Kent, OH – University of Mount Union biochemistry major, Colton Wade ’23 took first place for undergraduate research at the 9th annual Honors Week poster session hosted by the Student Affiliates of the American Chemical Society and the Department of Chemistry and Biochemistry at Kent State University. Wade’s research, entitled, “Stop Right There! Cancer cell metastasis can be slowed using neutrophil NETosis in an in vitro environment,” explored one possibility for slowing the spread of cancer.
The CDC projects 600,000 deaths from cancer in 2023. Of those, at least 67% will list metastasis, the spreading of cancer throughout the body, as a major contributing cause. Wade’s research examined if the process of neutrophils called NETosis, where immune cells excrete their own DNA into the surrounding environment to catch and kill bacteria, could be used to reduce the ability of cancer cells to spread. It was also examined if NETosis could restimulate other immune cells to fight back against cancer.
“It was honestly just an honor in itself to present the project I’ve spent two years working on to professionals and professors from Northeast Ohio,” said Wade. “Having full-time biochemists congratulate me on the work I have done was a rewarding experience. But to be deemed worthy of having my research selected as the best project by those same professionals judging everyone competing was both gratifying and fulfilling. The conference experience has encouraged me to continue to do my best at everything I do.”
While vital to the advancement of healthcare, the field of biochemistry isn’t for the faint of heart. The road to Wade’s success was forged through his passion for helping others and sheer tenacity.
“There were so many days when I wanted to quit, change majors, or just felt like I wouldn’t achieve what I wanted,” said Wade. “Choosing to work through it instead of quitting has been more than worth it. If you want something, do not let anything keep you from getting yourself there, it will be worth it.”
Through persistence and the support of the campus community, Wade’s research proved fruitful, showing promise in reducing the spread of cancer. After graduation, he will be attending medical school at Northeast Ohio Medical University (NEOMED) in Rootstown, Ohio with the hope of becoming a pediatrician.
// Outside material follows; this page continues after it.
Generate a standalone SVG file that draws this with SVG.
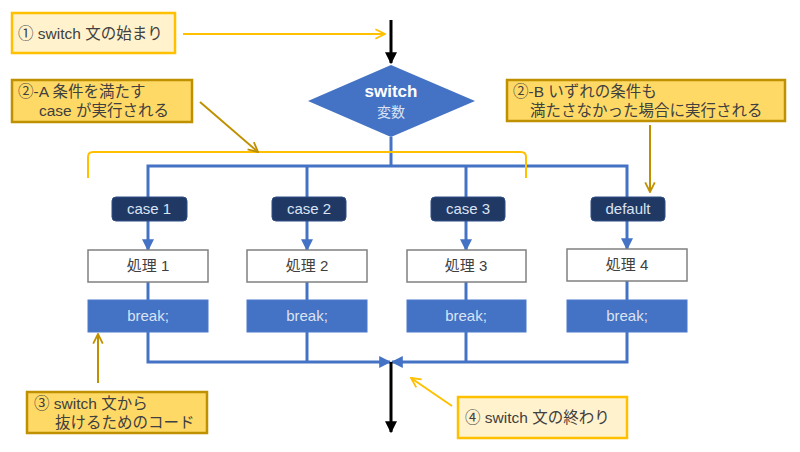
<svg xmlns="http://www.w3.org/2000/svg" width="800" height="452" viewBox="0 0 800 452">
<style>
text{font-family:"Liberation Sans","Noto Sans CJK JP",sans-serif;}
.note{font-size:15.5px;fill:#404040;}
.light{fill:#FFF2CC;stroke:#FFC000;stroke-width:2.5;}
.dark{fill:#FFD966;stroke:#BF9000;stroke-width:2.5;}
.case rect{fill:#203864;stroke:#2F4E86;stroke-width:1;}
.case text{font-size:15px;fill:#DAE3F3;text-anchor:middle;}
.proc rect{fill:#FFFFFF;stroke:#808080;stroke-width:1.5;}
.proc text{font-size:15px;fill:#404040;text-anchor:middle;}
.brk rect{fill:#4472C4;stroke:#4A7ACB;stroke-width:1;}
.brk text{font-size:15px;fill:#DAE3F3;text-anchor:middle;}
.blue{stroke:#4472C4;stroke-width:3;fill:none;}
.blk{stroke:#000;stroke-width:3;fill:none;}
.ya{stroke:#FFC000;stroke-width:2;fill:none;}
.da{stroke:#BF9000;stroke-width:2;fill:none;}
</style>
<defs>
<marker id="mb" viewBox="0 0 10 10" refX="9" refY="5" markerWidth="4" markerHeight="4" orient="auto" markerUnits="strokeWidth"><path d="M0,0 L10,5 L0,10 z" fill="#4472C4"/></marker>
<marker id="mk" viewBox="0 0 10 10" refX="9" refY="5" markerWidth="4" markerHeight="4" orient="auto" markerUnits="strokeWidth"><path d="M0,0 L10,5 L0,10 z" fill="#000"/></marker>
<marker id="my" viewBox="0 0 10 10" refX="9" refY="5" markerWidth="6" markerHeight="6" orient="auto" markerUnits="strokeWidth"><path d="M1,1 L9,5 L1,9" fill="none" stroke="#FFC000" stroke-width="1.5"/></marker>
<marker id="md" viewBox="0 0 10 10" refX="9" refY="5" markerWidth="6" markerHeight="6" orient="auto" markerUnits="strokeWidth"><path d="M1,1 L9,5 L1,9" fill="none" stroke="#BF9000" stroke-width="1.5"/></marker>
</defs>

<g id="connectors">
<line class="blk" x1="391" y1="20" x2="391" y2="63" marker-end="url(#mk)"/>
<polyline class="blue" points="391,137 391,166"/>
<polyline class="blue" points="148,197 148,166 627,166 627,197"/>
<line class="blue" x1="307" y1="166" x2="307" y2="197"/>
<line class="blue" x1="466" y1="166" x2="466" y2="197"/>
<line class="blue" x1="148" y1="221" x2="148" y2="250" marker-end="url(#mb)"/>
<line class="blue" x1="307" y1="221" x2="307" y2="250" marker-end="url(#mb)"/>
<line class="blue" x1="466" y1="221" x2="466" y2="250" marker-end="url(#mb)"/>
<line class="blue" x1="627" y1="221" x2="627" y2="249" marker-end="url(#mb)"/>
<line class="blue" x1="148" y1="282" x2="148" y2="300"/>
<line class="blue" x1="307" y1="282" x2="307" y2="300"/>
<line class="blue" x1="466" y1="282" x2="466" y2="300"/>
<line class="blue" x1="627" y1="281" x2="627" y2="300"/>
<polyline class="blue" points="148,332 148,362 390,362" marker-end="url(#mb)"/>
<polyline class="blue" points="627,332 627,362 392,362" marker-end="url(#mb)"/>
<line class="blue" x1="307" y1="332" x2="307" y2="362"/>
<line class="blue" x1="466" y1="332" x2="466" y2="362"/>
<line class="blk" x1="391" y1="362" x2="391" y2="432" marker-end="url(#mk)"/>
<path d="M88,178 L88,157 Q88,152 93,152 L521,152 Q526,152 526,157 L526,178" fill="none" stroke="#FFC000" stroke-width="2"/>
<line class="ya" x1="183" y1="34" x2="385" y2="34" marker-end="url(#my)"/>
<line class="da" x1="200" y1="102" x2="258" y2="152" marker-end="url(#md)"/>
<line class="da" x1="650" y1="125" x2="650" y2="192" marker-end="url(#md)"/>
<line class="da" x1="98" y1="383" x2="98" y2="334" marker-end="url(#md)"/>
<line class="ya" x1="452" y1="406" x2="411" y2="378" marker-end="url(#my)"/>
</g>

<g id="switch">
<polygon points="391,65 475,101 391,137 308,101" fill="#4472C4"/>
<text x="391" y="97" text-anchor="middle" font-size="17" font-weight="bold" fill="#FFFFFF">switch</text>
<text x="391" y="117" text-anchor="middle" font-size="14" fill="#DAE3F3">変数</text>
</g>

<g id="case1" class="case"><rect x="112" y="197" width="75" height="24" rx="4"/><text x="149" y="214">case 1</text></g>
<g id="case2" class="case"><rect x="272" y="197" width="74" height="24" rx="4"/><text x="309" y="214">case 2</text></g>
<g id="case3" class="case"><rect x="431" y="197" width="74" height="24" rx="4"/><text x="468" y="214">case 3</text></g>
<g id="default" class="case"><rect x="591" y="197" width="74" height="24" rx="4"/><text x="628" y="214">default</text></g>

<g id="proc1" class="proc"><rect x="88" y="250" width="120" height="32"/><text x="148" y="271">処理 1</text></g>
<g id="proc2" class="proc"><rect x="247" y="250" width="120" height="32"/><text x="307" y="271">処理 2</text></g>
<g id="proc3" class="proc"><rect x="407" y="250" width="119" height="32"/><text x="466" y="271">処理 3</text></g>
<g id="proc4" class="proc"><rect x="567" y="249" width="120" height="32"/><text x="627" y="270">処理 4</text></g>

<g id="break1" class="brk"><rect x="88" y="300" width="120" height="32"/><text x="148" y="321">break;</text></g>
<g id="break2" class="brk"><rect x="247" y="300" width="120" height="32"/><text x="307" y="321">break;</text></g>
<g id="break3" class="brk"><rect x="407" y="300" width="119" height="32"/><text x="466" y="321">break;</text></g>
<g id="break4" class="brk"><rect x="567" y="300" width="120" height="32"/><text x="627" y="321">break;</text></g>

<g id="note1"><rect class="light" x="12" y="13" width="163" height="40"/><text class="note" x="18" y="39">① switch 文の始まり</text></g>
<g id="note2a"><rect class="dark" x="12" y="80" width="180" height="42"/><text class="note" x="18" y="97">②-A 条件を満たす</text><text class="note" x="39" y="116">case が実行される</text></g>
<g id="note2b"><rect class="dark" x="507" y="80" width="278" height="41"/><text class="note" x="513" y="97">②-B いずれの条件も</text><text class="note" x="530" y="116">満たさなかった場合に実行される</text></g>
<g id="note3"><rect class="dark" x="27" y="392" width="180" height="41"/><text class="note" x="34" y="409">③ switch 文から</text><text class="note" x="55" y="428">抜けるためのコード</text></g>
<g id="note4"><rect class="light" x="458" y="397" width="169" height="41"/><text class="note" x="465" y="423">④ switch 文の終わり</text></g>
</svg>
“Mount Union has provided me with more research opportunities than I could have gotten at any other close-knit community school. Those opportunities, as well as working with Dr. Keith Miller, have pushed me to grow exponentially as a student and as a professional. It has reaffirmed my passion to pursue a career in the sciences. I feel extremely prepared for life after college thanks to the high expectations and support given by the staff and faculty here at Mount Union. If I were to do it again, I would absolutely choose the University of Mount Union to obtain my degree as a Purple Raider.”